Bonaparte avait passé le Petit-Saint-Bernard vers le milieu du mois de mai, c’est-à-dire. au moment même où Pie VII, par son encyclique du 20 mai 1800, faisait part à tous les évêques de la chrétienté de son exaltation au trône de saint. Pierre. Il était entré le 3 juin à Milan, quelques jours avant le départ du nouveau pontife pour la petite ville de Pesaro. Le chef des armées françaises, accouru de Paris pour livrer dans le champ clos de l’Italie une dernière bataille aux Autrichiens, était trop habile pour n’appeler point comme toujours les ressources de la politique au secours de ses profondes combinaisons militaires. Cette fois encore, comme dans ses premières campagnes de l’autre côté des Alpes, il entendait bien s’aider du puissant levier de l’opinion publique. Seulement, soit que le cours du temps eût modifié ses idées, soit plutôt que tant de succès obtenus lui rendissent plus facile de donner libre cours à ses véritables tendances, la nature de son langage était bien changée. Les proclamations maintenant adressées à ses soldats et aux populations italiennes pouvaient à bon droit surprendre les esprits qui se rappelaient celles dont il avait en 1796, lors de la première invasion républicaine, inondé toutes les villes de la Lombardie, de la Vénétie et des Romagnes. Dans les pièces émanées du quartier-général du premier consul, la religion tenait désormais la place principale. A peine entré dans la capitale du duché de Milan, Bonaparte n’a rien de plus pressé que d’ordonner un Te Deum afin de célébrer, dit-il dans le bulletin de l’armée, la délivrance de l’Italie des hérétiques et des infidèles. C’est là un sujet qui lui tient au cœur. Il ne peut pardonner aux Autrichiens de s’être servis des vaisseaux du Grand-Turc pour ravitailler Venise, et des secours de sa majesté britannique pour bloquer Gênes. « Les prêtres mêmes, écrit-il aux consuls de la république, sont très mécontens de voir les hérétiques anglais et les infidèles musulmans profaner le territoire de la catholique Italie[1]. » Le 5 juin, prêt à quitter Milan pour aller offrir le combat à Mêlas, il croit opportun d’adresser publiquement aux curés de la ville une allocution dont l’intention évidente ne peut être l’objet d’aucun doute.
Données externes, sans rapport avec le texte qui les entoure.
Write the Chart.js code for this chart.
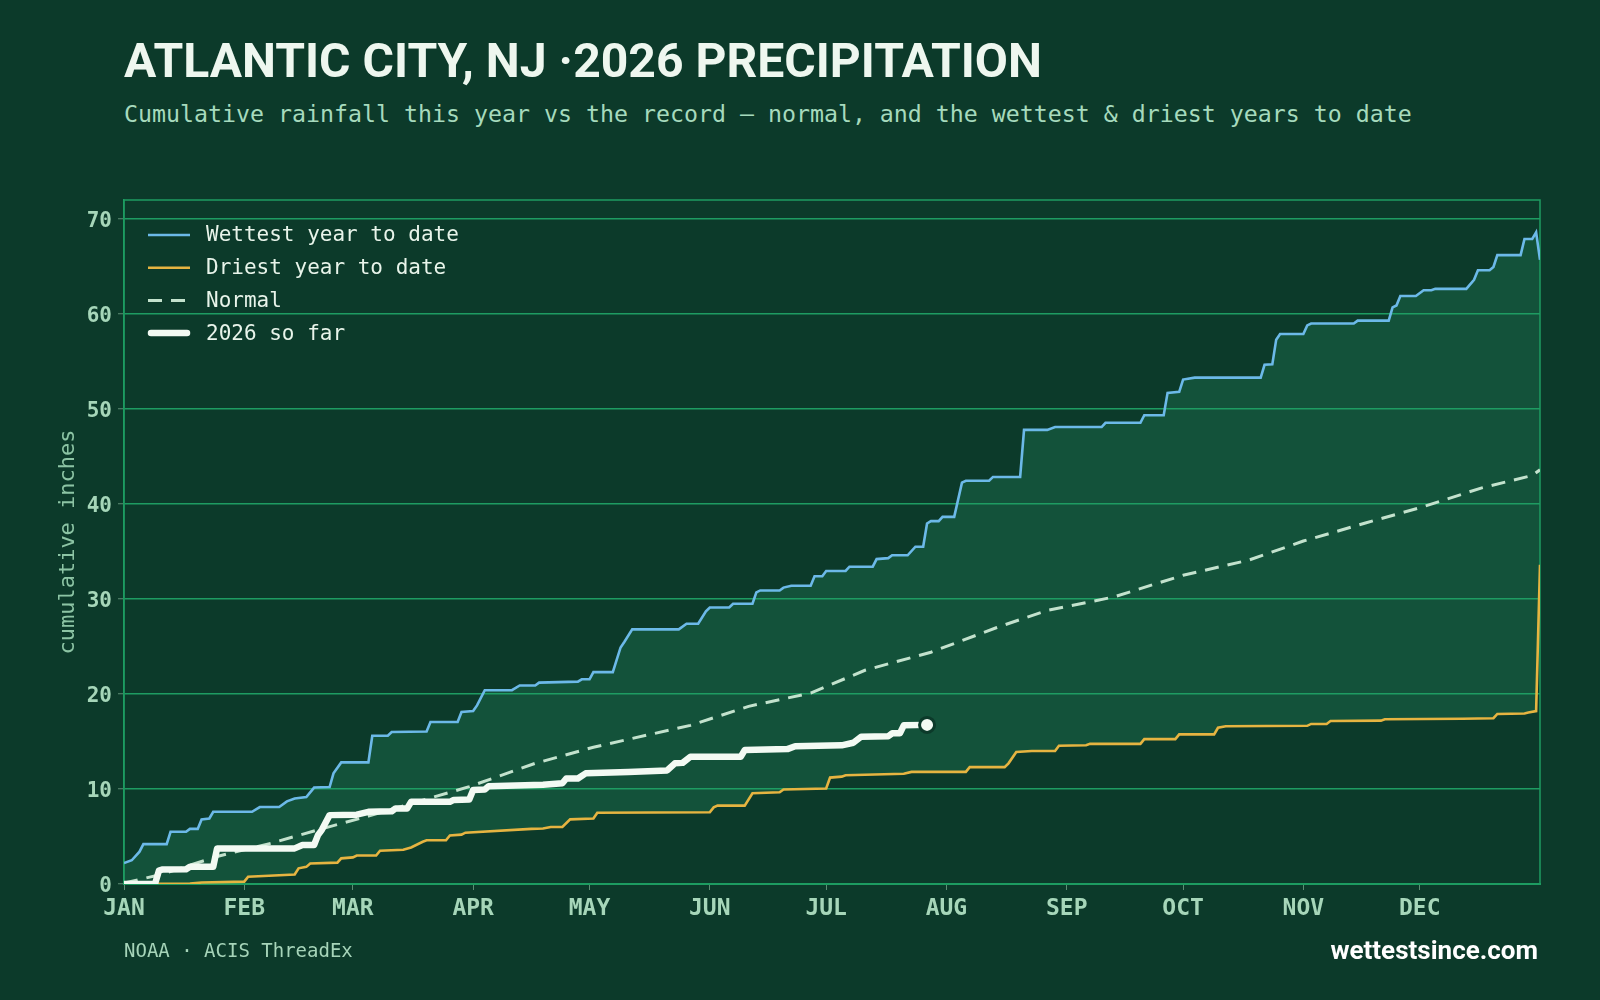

Les termes en sont trop curieux, ils peignent trop bien les vues du premier consul pour qu’il ne soit pas utile de la rapporter en partie.

« J’ai désiré vous voir tous rassemblés ici afin d’avoir la satisfaction de vous faire connaître par moi-même les sentimens qui m’animent au sujet

  1. Correspondance de l’empereur Napoléon Ier, t. VI, p. 336-337.